10/15/11

The Question That Haunts Me

I sat there in the quiet coffee shop (all silence except for the obnoxious TV before me---who in the world watches TV while in a coffee shop?!?!) staring at the table. On the table lied the question that had been haunting me for the last thirty minutes, yet, if I had to admit, had been haunting me my entire life:

Why do I believe in God?

I took a sip of my hot tea. I sat my hot tea back on the table. I re-positioned my legs. I got up, walked to the bathroom, closed the door, looked in the mirror, and walked back to my table.

The question was still there.

Why do I believe in God?

It wasn't leaving. Written right before my eyes in my sloppy handwriting, on a piece of cheap notebook paper was the question that I was facing.

I wish I could tell you I wrote down really quickly a reply. Something like, "Cause the Bible tells me so," or "because God is awesome," or "because of all God created." But, I didn't.

I just sat there. I didn't want to answer it with a stereotypical, church kid answer. I couldn't, because if I did I knew I would be fooling myself.

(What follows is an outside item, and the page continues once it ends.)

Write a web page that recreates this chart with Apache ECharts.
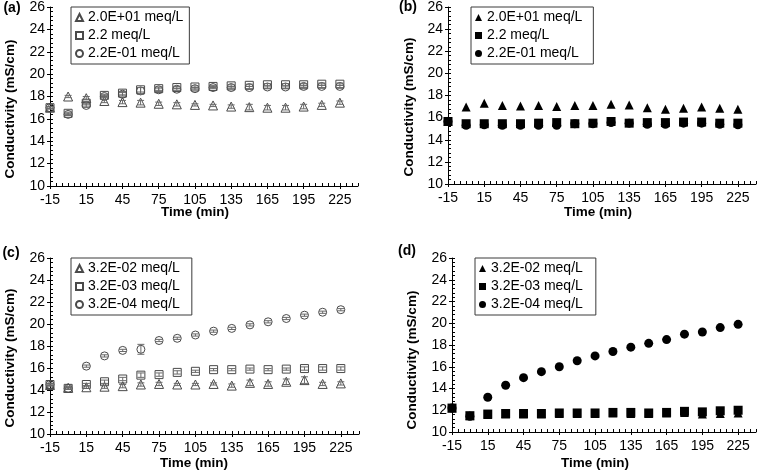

The thing is, God does make sense. I mean, there had to be something to create this universe. There had to be a beginning and Someone had to begin that beginning. But, I'm no longer satisfied with accepting the truth of God simply because it is culturally expected. I am no longer okay with living up to the expectations of my family.

I have been atheist before. It sucked. It seemed fulfilling at times, but I had no real purpose. I was without life, without hope, and without love.

I surrendered myself to the pursuit of Christ.

For the past two years I have been thinking I had found Him. I found Him at church on Sunday, at Bible studies, in conversations with family and friends about His greatness.

But, what if God is not meant to be contained in only certain conversations under certain circumstances? What if I began a pursuit of God in every aspect of my life?

What if I said, "No more finding God in a church building" but "I am going to find God and the church on the streets, in crowded clubs, at the park, and in the midst of chaos"? Would I find Him?

I don't know what God is wanting me to do, but I can tell He is wanting to do something.

I can tell He is tired of my lukewarm, church girl living.

'Cause guess what? Life isn't all about church.

Yes, I have finally realized how necessary church is (coming from a hard core anti-organized religion believer this is a pretty big deal) but it isn't everything. Because the way I do church is on Sunday mornings.

The way God calls us to do church is everyday, in every situation, and in every moment.

No more lukewarm living. No more rehearsed answers. No more living life half-ass.

This is God. He is the boss. He decides truth. He tells us where to go, what to say, and how to say it.

And if we let Him, we may even find God in every single second of our lives.

Now, doesn't that sound like an answer to, "Why do I believe in God?"